A significant monument of the Late Roman period, the ancient bathing installations were uncovered in the area of the thermal power plant at the location Karavos, near the city of Aliveri. The architectural form and the interior findings attest that the baths were constructed in the fourth century AD, and stayed in use until the seventh century AD. Given the fact that on the island of Euboea (current spelling: ?via) have been located up to date baths of the Roman period in the most important cities, such as Chalkis, Eretria, Aidipsos, most likely also in Karystos, it is highly probable that the Aliveri baths are part of an extended activity tissue within a settlement that should have flourished accordingly in terms of housing development.
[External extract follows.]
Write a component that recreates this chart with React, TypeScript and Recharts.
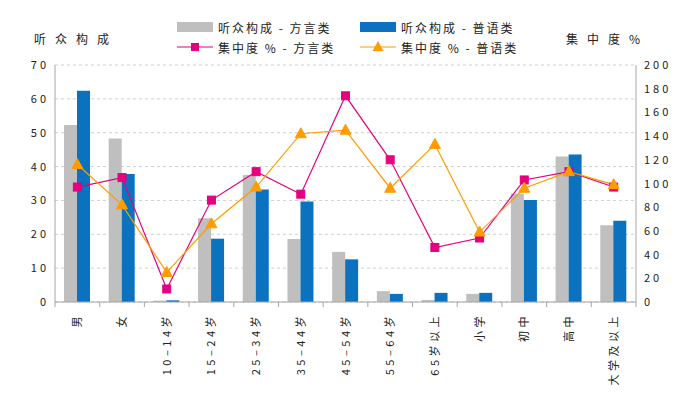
import React from 'react';
import {
  ComposedChart,
  Bar,
  Line,
  XAxis,
  YAxis,
  CartesianGrid,
} from 'recharts';

const categories = ['男', '女', '10–14岁', '15–24岁', '25–34岁', '35–44岁', '45–54岁', '55–64岁', '65岁以上', '小学', '初中', '高中', '大学及以上'];

// 听众构成 (%), left axis
const dialectShare = [52.3, 48.3, 0.4, 24.7, 37.5, 18.6, 14.8, 3.2, 0.6, 2.4, 32.0, 43.0, 22.7];
const mandarinShare = [62.4, 37.8, 0.5, 18.7, 33.2, 29.7, 12.6, 2.4, 2.7, 2.7, 30.1, 43.6, 24.0];

// 集中度 %, right axis
const dialectConc = [97, 105, 11, 86, 110, 91, 174, 120, 46, 54, 103, 110, 97];
const mandarinConc = [116, 82, 25, 66, 97, 142, 145, 96, 133, 59, 96, 110, 99];

const leftTicks = [0, 10, 20, 30, 40, 50, 60, 70];
const rightTicks = [0, 20, 40, 60, 80, 100, 120, 140, 160, 180, 200];

const GRAY = '#bfbfbf';
const BLUE = '#0a72be';
const PINK = '#e4007f';
const ORANGE = '#ff9c00';
const AXIS = '#a6a6a6';
const FONT = '"Noto Sans CJK SC", "Noto Sans", sans-serif';

const data = categories.map((name, i) => ({
  name,
  dialectShare: dialectShare[i],
  mandarinShare: mandarinShare[i],
  dialectConc: dialectConc[i],
  mandarinConc: mandarinConc[i],
}));

const W = 700;
const H = 396;
const M = { top: 65, right: 0, bottom: 0, left: 0 };
const LEFT_W = 55;
const RIGHT_W = 64;
const halfBand = (W - LEFT_W - RIGHT_W) / categories.length / 2;

const XTick = (props: any) => {
  const { x, y, payload, index } = props;
  return (
    <g>
      <line x1={x + halfBand} y1={y} x2={x + halfBand} y2={y + 5} stroke={AXIS} />
      {index === 0 && <line x1={x - halfBand} y1={y} x2={x - halfBand} y2={y + 5} stroke={AXIS} />}
      <text
        transform={`translate(${x + 4},${y + 11}) rotate(-90)`}
        textAnchor="end"
        fontSize={11}
        letterSpacing={3.5}
        fill="#222"
        fontFamily={FONT}
      >
        {payload.value}
      </text>
    </g>
  );
};

const LeftTick = ({ x, y, payload }: any) => (
  <text x={x - 6} y={y + 4} textAnchor="end" fontSize={11} letterSpacing={3} fill="#222" fontFamily={FONT}>
    {payload.value}
  </text>
);

const RightTick = ({ x, y, payload }: any) => (
  <text x={x + 8} y={y + 4} textAnchor="start" fontSize={11} letterSpacing={3} fill="#222" fontFamily={FONT}>
    {payload.value}
  </text>
);

const SquareDot = ({ cx, cy }: any) => {
  if (cx == null || cy == null) return null;
  return <rect x={cx - 4} y={cy - 4} width={8} height={8} fill={PINK} stroke={PINK} />;
};

const TriangleDot = ({ cx, cy }: any) => {
  if (cx == null || cy == null) return null;
  return <polygon points={`${cx},${cy - 6} ${cx + 5.5},${cy + 4} ${cx - 5.5},${cy + 4}`} fill={ORANGE} stroke={ORANGE} />;
};

const legendText: React.CSSProperties = { fontSize: 12, color: '#222', letterSpacing: 2, whiteSpace: 'pre' };

const LegendItem = ({ kind, color, label }: { kind: 'bar' | 'square' | 'tri'; color: string; label: string }) => (
  <div style={{ display: 'flex', alignItems: 'center', height: 20 }}>
    <svg width={36} height={14} style={{ marginRight: 5 }}>
      {kind === 'bar' && <rect x={0} y={2} width={36} height={10} fill={color} />}
      {kind !== 'bar' && <line x1={0} y1={7} x2={36} y2={7} stroke={color} strokeWidth={1.2} />}
      {kind === 'square' && <rect x={14} y={3} width={8} height={8} fill={color} />}
      {kind === 'tri' && <polygon points="18,1 23.5,11 12.5,11" fill={color} />}
    </svg>
    <span style={legendText}>{label}</span>
  </div>
);

export default function App() {
  return (
    <div style={{ position: 'absolute', left: 0, top: 0, width: W, height: H, background: '#fff', fontFamily: FONT }}>
      <div style={{ position: 'absolute', left: 34, top: 30, fontSize: 12, letterSpacing: 9, color: '#222' }}>听众构成</div>
      <div style={{ position: 'absolute', left: 566, top: 30, fontSize: 12, letterSpacing: 9, color: '#222' }}>集中度%</div>
      <div style={{ position: 'absolute', left: 177, top: 17, display: 'grid', gridTemplateColumns: '183px 183px', rowGap: 0 }}>
        <LegendItem kind="bar" color={GRAY} label="听众构成 - 方言类" />
        <LegendItem kind="bar" color={BLUE} label="听众构成 - 普语类" />
        <LegendItem kind="square" color={PINK} label="集中度 % - 方言类" />
        <LegendItem kind="tri" color={ORANGE} label="集中度 % - 普语类" />
      </div>
      <ComposedChart width={W} height={H} data={data} margin={M} barGap={0} barSize={13}>
        <CartesianGrid vertical={false} stroke="#cfcfcf" strokeDasharray="3 3" yAxisId="left" />
        <XAxis
          dataKey="name"
          height={94}
          interval={0}
          tickLine={false}
          tickSize={0}
          tickMargin={0}
          axisLine={{ stroke: AXIS }}
          tick={<XTick />}
        />
        <YAxis
          yAxisId="left"
          width={LEFT_W}
          domain={[0, 70]}
          ticks={leftTicks}
          tickLine={false}
          tickSize={0}
          tickMargin={0}
          axisLine={{ stroke: AXIS }}
          tick={<LeftTick />}
        />
        <YAxis
          yAxisId="right"
          orientation="right"
          width={RIGHT_W}
          domain={[0, 200]}
          ticks={rightTicks}
          tickLine={false}
          tickSize={0}
          tickMargin={0}
          axisLine={{ stroke: AXIS }}
          tick={<RightTick />}
        />
        <Bar yAxisId="left" dataKey="dialectShare" fill={GRAY} isAnimationActive={false} />
        <Bar yAxisId="left" dataKey="mandarinShare" fill={BLUE} isAnimationActive={false} />
        <Line
          yAxisId="right"
          dataKey="dialectConc"
          stroke={PINK}
          strokeWidth={1.2}
          dot={<SquareDot />}
          activeDot={false}
          isAnimationActive={false}
        />
        <Line
          yAxisId="right"
          dataKey="mandarinConc"
          stroke={ORANGE}
          strokeWidth={1.2}
          dot={<TriangleDot />}
          activeDot={false}
          isAnimationActive={false}
        />
      </ComposedChart>
    </div>
  );
}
The baths of Aliveri are of the sequenced type and the various spaces extend along a 30m long axis, oriented from east to west. They include the fundamental bathing installations, i.e. the changing rooms (vestibulum or apodyterium) and the bathrooms for cold bath (frigidarium), warm bath (tepidarium) and hot bath (caldarium). The floors were paved with large schist slabs and were partially ornate with mosaics. The complex was accessed by an entrance at the southeast corner: the visitor came into the apodyterium, placed there his clothes and personal belongings and moved on to the frigidarium that extended along the north side. Then he went on to the tepidarium and the caldarium, which consisted in vaulted rooms framed by smaller spaces that disposed of bath tubs and small pools. The balneum of Aliveri is classified among the non monumental public complexes of medium size, to conclude from the surface covered by the construction remains that came to light. Morphology elements of the baths, such as the existence of small bathing pools and the absence of a large swimming pool (natatio), correlated with the overall findings and several masonry evidence gathered, attest the dating of the monument's first construction phase in the fourth century AD and the interruption of use in the seventh century AD.
Portable findings collected during the excavation originate from disordered layers (deposits) and are extremely fragmented, a fact that impedes their dating and their accurate typological classification. Pottery groups include table utensils, such as oinochoes (wine pitchers) intended for the consumption of wine by the visitors, and transport vessels such as amphorae. There is also a multitude of fragments of glass unguentaria (perfume bottles), containing aromatic oils for the ointment of bathers. The sparse intact or fragmentary clay oil lamps preserved within the bathrooms ascertain the use of the balneum also during night hours. Among the metallic findings figure numerous iron nails and bronze artefacts. A non exhaustive list would include a leaf-like spatula used by the bathers for aromatic ointments, a (fish) hook, a pin featuring a bird-like head, as well as the cover of a bronze lamp (lychnos) decorated with the bust of a feminine figure, presumably identified with the goddess Athena. Finally, two bronze coins, dated to the fourth and sixth century AD respectively, are exceptionally enlightening as to the dating research concerning the construction phases of the baths.
The particular thermae were uncovered during the excavation conducted between 1995 and 1997 in the area of the thermal power station of Aliveri, on the occasion of construction works in order to extend the administrative quarters. It was then realised that part of the ancient complex had been destroyed during the construction of the plant in the 1950 decade.